Osservate anche voi la
realtà, come devono fare i genitori. Guardatevi intorno e constatate quanta
maleducazione, quanta volgarità, quanta mancanza di sensibilità e di
solidarietà ci circondano. E parlo prima di tutto degli adulti. Lo dite anche
voi, vero, quando siete a casa o fra gli amici più stretti? E allora perché non
decidete di parlare, una buona volta! E diciamolo, che i ragazzi devono
imparare l’educazione! Facciamolo capire ai genitori. Anche se questo ci potrà
costare la lettera di protesta che il genitore scriverà al dirigente contro di
voi. E diciamolo, che i genitori abdicano al loro ruolo, E se i bambini e i
ragazzi mangiano scorrettamente, ditelo, anche se la mamma si offenderà. Se è
assurdo che un bambino di dieci anni stia alzato a guardare la televisione fino
alle undici di sera, ditelo. Mi raccomando, ditelo perbenino, con tatto, ma
ditelo!
Combattete! Se buttano via i
soldi per cose inutili, ditelo! Se è sbagliato dare a un ragazzino di 12 anni
un iPhone da sei o settecento euro, ditelo. E ditelo anche ai ragazzi. Ma senza
colpevolizzare loro, che sono i meno colpevoli. Spiegate come la società li
vuole: spendaccioni e svogliati. E spiegate che cosa fa per ottenere che loro
desiderino quel certo cellulare più di ogni altra cosa. Ma per saperlo fare,
per essere convincenti, dovete prepararvi, studiare l’argomento.
Dedicate del tempo a far
capire ai vostri alunni che devono rendersi conto che se desiderano un oggetto è
perché ci sono fior di specialisti che studiano per indirizzare i loro desideri,
per farli spendere. E convinceteli del fatto che sono loro che devono prendere
le redini della loro vita e costruire il loro futuro, pensando con la loro
testa. Spiegate che senza fatica non si ottiene niente di prezioso, che se non
saranno preparati, se non avranno studiato rimarranno fermi al palo, dietro a
quelli che studiavano, mentre loro pensavano a divertirsi.

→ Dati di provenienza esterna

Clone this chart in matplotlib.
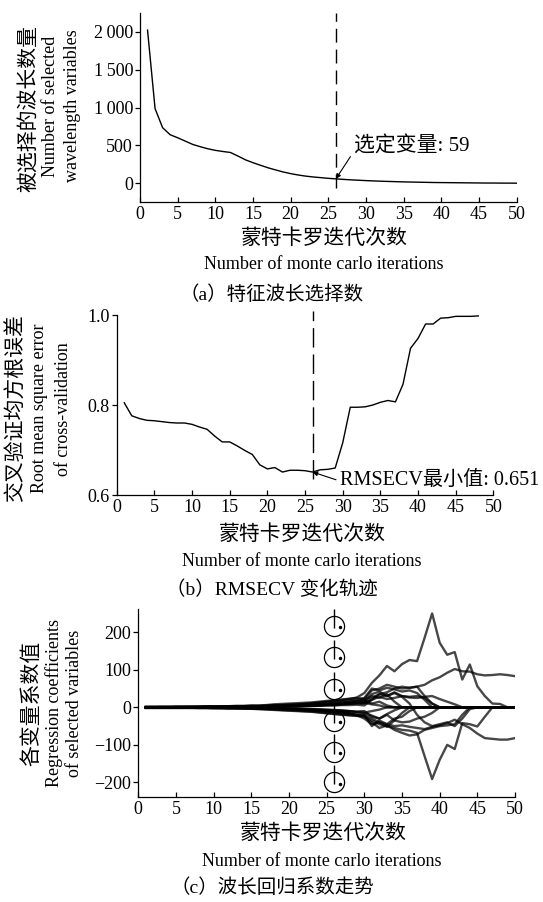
import matplotlib
matplotlib.use("Agg")
import matplotlib.pyplot as plt

plt.rcParams['font.family'] = ['Liberation Serif', 'Noto Sans CJK SC']
plt.rcParams['axes.unicode_minus'] = True

# ---------------- data ----------------
iterations = list(range(1, 51))

n_selected = [2020, 985, 734, 641, 601, 557, 513, 483, 456, 435,
              420, 407, 360, 310, 272, 238, 205, 177, 150, 128,
              110, 95, 84, 75, 66, 59, 52, 46, 41, 36,
              32, 28, 25, 22, 19, 17, 15, 13, 11, 10,
              9, 8, 7, 6, 5, 4, 4, 3, 3, 2]
sel_iter = 26
sel_vars = 59

rmsecv = [0.805, 0.776, 0.770, 0.766, 0.765, 0.763, 0.761, 0.760, 0.760, 0.757,
          0.751, 0.746, 0.731, 0.718, 0.718, 0.709, 0.699, 0.690, 0.667, 0.658,
          0.661, 0.651, 0.655, 0.655, 0.654, 0.651, 0.656, 0.657, 0.660, 0.716,
          0.795, 0.795, 0.796, 0.800, 0.806, 0.810, 0.807, 0.846, 0.926, 0.948,
          0.980, 0.980, 0.993, 0.994, 0.997, 0.997, 0.997, 0.998]
rmsecv_min = 0.651

coef_paths = [
    [1, 1, 1, 1, 1, 1, 1, 1, 2, 2, 2, 2, 3, 3, 4, 4, 5, 6, 6, 7,
     8, 9, 11, 13, 15, 17, 19, 22, 26, 38, 65, 85, 110, 96, 115, 126, 123, 185, 250, 172,
     140, 147, 74, 114, 56, 30, 10, 9, 0, 0],
    [-1, -1, -1, -1, -1, -1, -1, -2, -2, -2, -2, -3, -3, -3, -4, -4, -5, -6, -7, -8,
     -9, -10, -11, -13, -15, -17, -19, -21, -23, -24, -35, -45, -50, -55, -60, -62, -68, -130, -191, -140,
     -100, -111, -42, -45, -51, -25, 0, 0, 0, 0],
    [2, 2, 2, 2, 2, 2, 2, 2, 3, 3, 3, 3, 4, 4, 5, 5, 6, 8, 9, 10,
     11, 12, 13, 15, 17, 19, 21, 23, 25, 22, 45, 50, 60, 55, 50, 52, 55, 60, 72, 80,
     92, 102, 96, 95, 88, 85, 86, 88, 86, 83],
    [-2, -2, -2, -2, -2, -2, -2, -2, -2, -3, -3, -3, -3, -4, -4, -5, -6, -7, -8, -9,
     -10, -11, -12, -14, -16, -18, -20, -21, -22, -20, -30, -40, -45, -50, -48, -52, -55, -58, -52, -48,
     -42, -33, -45, -55, -70, -82, -84, -86, -86, -82],
    [0, 0, 1, 1, 1, 1, 1, 1, 1, 1, 2, 2, 2, 2, 3, 3, 4, 5, 6, 7,
     7, 9, 10, 12, 14, 16, 17, 19, 20, 25, 50, 45, 52, 48, 42, 45, 38, 20, 0, 0,
     0, 0, 0, 0, 0, 0, 0, 0, 0, 0],
    [0, 0, 0, 0, 1, 1, 1, 1, 1, 1, 1, 1, 2, 2, 2, 3, 3, 4, 4, 5,
     6, 7, 8, 9, 10, 11, 12, 14, 16, 15, 35, 42, 30, 40, 30, 28, 30, 25, 10, 0,
     0, 0, 0, 0, 0, 0, 0, 0, 0, 0],
    [0, 0, 0, 0, 0, 0, 1, 1, 1, 1, 1, 1, 1, 1, 2, 2, 2, 3, 3, 4,
     4, 5, 5, 6, 7, 8, 9, 10, 11, 10, 20, 28, 22, 25, 30, 26, 25, 28, 30, 22,
     15, 8, 0, 0, 0, 0, 0, 0, 0, 0],
    [0, 0, 0, 0, 0, 0, 0, 0, 0, 0, 1, 1, 1, 1, 1, 1, 2, 2, 2, 3,
     3, 3, 4, 4, 5, 5, 6, 6, 7, 5, 20, 35, 40, 50, 55, 52, 55, 30, 10, 0,
     0, 0, 0, 0, 0, 0, 0, 0, 0, 0],
    [0, 0, 0, -1, -1, -1, -1, -1, -1, -1, -1, -2, -2, -2, -2, -3, -3, -4, -5, -5,
     -6, -7, -8, -9, -10, -12, -14, -16, -19, -20, -50, -35, -45, -30, -25, -10, 0, 0, 0, 0,
     0, 0, 0, 0, 0, 0, 0, 0, 0, 0],
    [-1, -1, -1, -1, -1, -1, -1, -1, -1, -1, -2, -2, -2, -2, -3, -3, -4, -4, -5, -6,
     -7, -8, -9, -10, -11, -13, -15, -17, -21, -25, -40, -55, -48, -60, -68, -75, -72, -60, -55, -50,
     -48, -45, -20, 0, 0, 0, 0, 0, 0, 0],
    [0, 0, 0, 0, 0, 0, 0, -1, -1, -1, -1, -1, -1, -1, -2, -2, -2, -3, -3, -4,
     -4, -5, -5, -6, -7, -8, -9, -10, -11, -10, -25, -30, -20, -35, -40, -38, -30, -25, -15, 0,
     0, 0, 0, 0, 0, 0, 0, 0, 0, 0],
    [0, 0, 0, 0, 1, 1, 1, 1, 1, 1, 1, 1, 2, 2, 2, 2, 3, 3, 4, 4,
     5, 6, 7, 8, 9, 11, 13, 15, 18, 20, 30, 25, 35, 15, 0, 0, 0, 0, 0, 0,
     0, 0, 0, 0, 0, 0, 0, 0, 0, 0],
    [0, 0, 0, 0, 0, 0, 0, 0, -1, -1, -1, -1, -1, -1, -2, -2, -2, -3, -3, -3,
     -4, -5, -6, -7, -8, -9, -10, -11, -13, -15, -22, -30, -18, -8, 0, 0, 0, 0, 0, 0,
     0, 0, 0, 0, 0, 0, 0, 0, 0, 0],
    [0, 0, 0, 0, 0, 0, 0, 0, 1, 1, 1, 1, 1, 1, 1, 2, 2, 2, 3, 3,
     3, 4, 5, 6, 7, 8, 10, 12, 15, 18, 10, 15, 5, 0, 0, 0, 0, 0, 0, 0,
     0, 0, 0, 0, 0, 0, 0, 0, 0, 0],
    [0, 0, 0, 0, -1, -1, -1, -1, -1, -1, -1, -1, -2, -2, -2, -2, -3, -3, -4, -4,
     -5, -6, -7, -8, -9, -11, -13, -16, -21, -30, -45, -40, -52, -35, -15, 0, 0, 0, 0, 0,
     0, 0, 0, 0, 0, 0, 0, 0, 0, 0],
    [0, 0, 0, 0, 0, 0, 0, 1, 1, 1, 1, 1, 1, 1, 2, 2, 2, 3, 3, 3,
     4, 4, 5, 6, 7, 8, 9, 10, 11, 12, 25, 35, 30, 38, 28, 10, -20, -40, -50, -45,
     -40, -50, -30, -5, 0, 0, 0, 0, 0, 0],
    [0, 0, 0, 0, 0, 0, 0, 0, 0, 0, 0, 1, 1, 1, 1, 1, 2, 2, 2, 3,
     3, 3, 4, 4, 5, 6, 7, 9, 11, 12, 8, 5, 0, 0, 0, 0, 0, 0, 0, 0,
     0, 0, 0, 0, 0, 0, 0, 0, 0, 0],
    [0, 0, 0, 0, 0, 0, 0, 0, 0, 0, 0, 0, -1, -1, -1, -1, -2, -2, -2, -3,
     -3, -4, -4, -5, -6, -7, -8, -10, -13, -14, -10, -6, 0, 0, 0, 0, 0, 0, 0, 0,
     0, 0, 0, 0, 0, 0, 0, 0, 0, 0],
]
marker_y = [217, 133, 48, -36, -118, -200]

xticks = [0, 5, 10, 15, 20, 25, 30, 35, 40, 45, 50]
yticks_a = [0, 500, 1000, 1500, 2000]
ytick_labels_a = ['0', '500', '1\u2009000', '1\u2009500', '2\u2009000']
yticks_b = [0.6, 0.8, 1.0]
ytick_labels_b = ['0.6', '0.8', '1.0']
yticks_c = [-200, -100, 0, 100, 200]

# ---------------- figure ----------------
W, H = 543, 902
fig = plt.figure(figsize=(W / 100, H / 100), dpi=100)

def fx(px):
    return px / W

def fy(py):
    return 1 - py / H

ax_a = fig.add_axes([fx(140), fy(202.3), fx(376.7), (202.3 - 12.7) / H])
ax_b = fig.add_axes([fx(116.7), fy(495), fx(376.7), (495 - 315) / H])
ax_c = fig.add_axes([fx(138.3), fy(796.7), fx(376.7), (796.7 - 609.3) / H])

TICK_FS = 13

def style(ax):
    for s in ['top', 'right']:
        ax.spines[s].set_visible(False)
    for s in ['left', 'bottom']:
        ax.spines[s].set_linewidth(0.9)
    ax.tick_params(axis='x', direction='in', length=3.5, width=0.9, pad=3, labelsize=TICK_FS)
    ax.tick_params(axis='y', direction='out', length=3.5, width=0.9, pad=1.5, labelsize=TICK_FS)
    ax.set_xlim(0, 50)
    ax.set_xticks(xticks)

# Panel a
style(ax_a)
ax_a.plot(iterations, n_selected, color='k', lw=1.0)
ax_a.set_ylim(-250, 2250)
ax_a.set_yticks(yticks_a)
ax_a.set_yticklabels(ytick_labels_a)
ax_a.plot([sel_iter, sel_iter], [-60, 2250], color='k', lw=1.0,
          linestyle=(0, (10, 5)), clip_on=False)
ax_a.annotate('选定变量: %d' % sel_vars, xy=(sel_iter, sel_vars), xytext=(28.4, 490),
              fontsize=15, ha='left', va='center',
              arrowprops=dict(arrowstyle='-|>', color='k', lw=0.8, mutation_scale=7,
                              shrinkA=1, shrinkB=0, relpos=(0, 0.25)))

# Panel b
style(ax_b)
ax_b.plot(iterations[:len(rmsecv)], rmsecv, color='k', lw=1.0)
ax_b.set_ylim(0.6, 1.0)
ax_b.set_yticks(yticks_b)
ax_b.set_yticklabels(ytick_labels_b)
ax_b.plot([sel_iter, sel_iter], [0.636, 1.01], color='k', lw=1.0,
          linestyle=(0, (14, 5)), clip_on=False)
ax_b.annotate('RMSECV最小值: %.3f' % rmsecv_min, xy=(sel_iter, rmsecv_min), xytext=(29.65, 0.633),
              fontsize=14.5, ha='left', va='center', annotation_clip=False,
              arrowprops=dict(arrowstyle='-|>', color='k', lw=0.8, mutation_scale=7,
                              shrinkA=1, shrinkB=0, relpos=(0, 0.45)))

# Panel c
style(ax_c)
for path in coef_paths:
    ax_c.plot(iterations, path, color='k', alpha=0.72, lw=1.7)
ax_c.set_ylim(-238, 261)
ax_c.set_yticks(yticks_c)
ax_c.plot([sel_iter] * len(marker_y), marker_y, linestyle='none', marker='o',
          markersize=14.5, markerfacecolor='none', markeredgecolor='k', markeredgewidth=0.9)
ax_c.vlines([sel_iter] * len(marker_y), [m - 5 for m in marker_y], [m + 46 for m in marker_y],
            color='k', lw=1.0)
ax_c.plot([sel_iter + 0.75] * len(marker_y), [m - 3 for m in marker_y], linestyle='none',
          marker='o', markersize=1.5, color='k')

# Labels
LAB_CN = 15
LAB_EN = 13
ylabels = [
    (29, 108, '被选择的波长数量', LAB_CN),
    (50.2, 106, 'Number of selected', LAB_EN),
    (72.7, 106, 'wavelength variables', LAB_EN),
    (15.6, 408, '交叉验证均方根误差', LAB_CN),
    (39.8, 408, 'Root mean square error', LAB_EN),
    (64, 409, 'of cross-validation', LAB_EN),
    (32.9, 703, '各变量系数值', LAB_CN),
    (53.7, 703, 'Regression coefficients', LAB_EN),
    (74.4, 703, 'of selected variables', LAB_EN),
]
for x, y, t, fs in ylabels:
    fig.text(fx(x), fy(y), t, rotation=90, ha='center', va='center', fontsize=fs)

xlabels = [
    (324, 239, '蒙特卡罗迭代次数', LAB_CN),
    (324, 265, 'Number of monte carlo iterations', LAB_EN),
    (272, 295, '（a）特征波长选择数', 14),
    (302, 535, '蒙特卡罗迭代次数', LAB_CN),
    (302, 562, 'Number of monte carlo iterations', LAB_EN),
    (272, 590, '（b）RMSECV 变化轨迹', 14),
    (323, 834, '蒙特卡罗迭代次数', LAB_CN),
    (322, 861, 'Number of monte carlo iterations', LAB_EN),
    (272, 888, '（c）波长回归系数走势', 14),
]
for x, y, t, fs in xlabels:
    fig.text(fx(x), fy(y), t, ha='center', va='center', fontsize=fs)

fig.savefig('out.png', dpi=100)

Insegnate loro ad accettare
la fatica e ad avere fiducia nella vita. Non vi stancate di parlare loro
dell’importanza della lettura e dello studio. Non date per scontato che è una
causa persa. Non è vero. Se sarete convinti sarete convincenti e riuscirete a
cambiare qualcosa. Un po’ per uno, insieme ai genitori, possiamo farcela. La
colpa di quello che non va non è nostra. E non è neanche dei genitori, che sono
– anche loro come i figli- vittime di una società consumistica di cui ho già
molte volte parlato.
Ma non possiamo più
permettere che le cose continuino così.
E quando a scuola c’è
qualcosa che non va, protestate. Se un collega non fa nulla, diteglielo. Se una
collega dice “deficienti” ai bambini, ditele che deve smetterla. Quei bambini
sono anche vostri alunni e avete il dovere di aiutarli.
Se i bidelli maltrattano gli
alunni, non tacete. Parlate, invece! Se il dirigente è interessato solo a
cautelarsi, a discapito di insegnanti e alunni, parlate. Abbiate in coraggio di
cambiare le cose. Scrivete, convincete gli altri a parlare, a scrivere, a
denunciare. Se i Governo vara leggi per la Scuola che vi sembrano sbagliate, protestate!
Quello che fanno di male i
vostri colleghi o dirigenti non sono affari loro. Sono affari di tutti, anche
vostri. E dei vostri alunni.
“Se qualcuno ti impedisce di
lavorare bene, rovina anche il tuo lavoro. Digli di smettere!”, per parafrasare
la frase sul problema del fumo passivo.
E se i ragazzi non vi
ascoltano, se vi trovano noiosi, se sono distratti da altri interessi, da
futili cose, reagite! Voi siete gli insegnanti! Dovete insegnare. Dovete
trovare il modo di insegnare! Aggiornatevi sempre! Studiate! Cercate. Non
potete continuare a insegnare ogni anno la stessa cosa. È noioso, per voi e per
loro. Se avete studiato all’università, da molti anni, ricordatevi che il mondo
va avanti – oggi in modo velocissimo – e che le cose cambiano continuamente. Se
avevate studiato che in Etiopia le bambine non andavano a scuola, per esempio,
sappiate che già “nel 2000 le studentesse erano il 41% delle bambine in età scolare
e nel 2013 sono addirittura salite all’83%.”* Non si può continuare per anni con
lo stesso discorso. Vale per tutte le materie.
Studiate nuove strategie. C’è
sicuramente un modo per fare breccia nel loro disinteresse, anche se sono i
ragazzi più difficili, più menefreghisti, più annoiati d’Italia. Consideratela
una sfida. Non dovete ascoltare chi vi dice “io me ne frego e se non vogliono
imparare che si arrangino!”. Questo significa non essere bravi insegnanti. O,
meglio, non essere insegnanti, ma impiegati nella Scuola.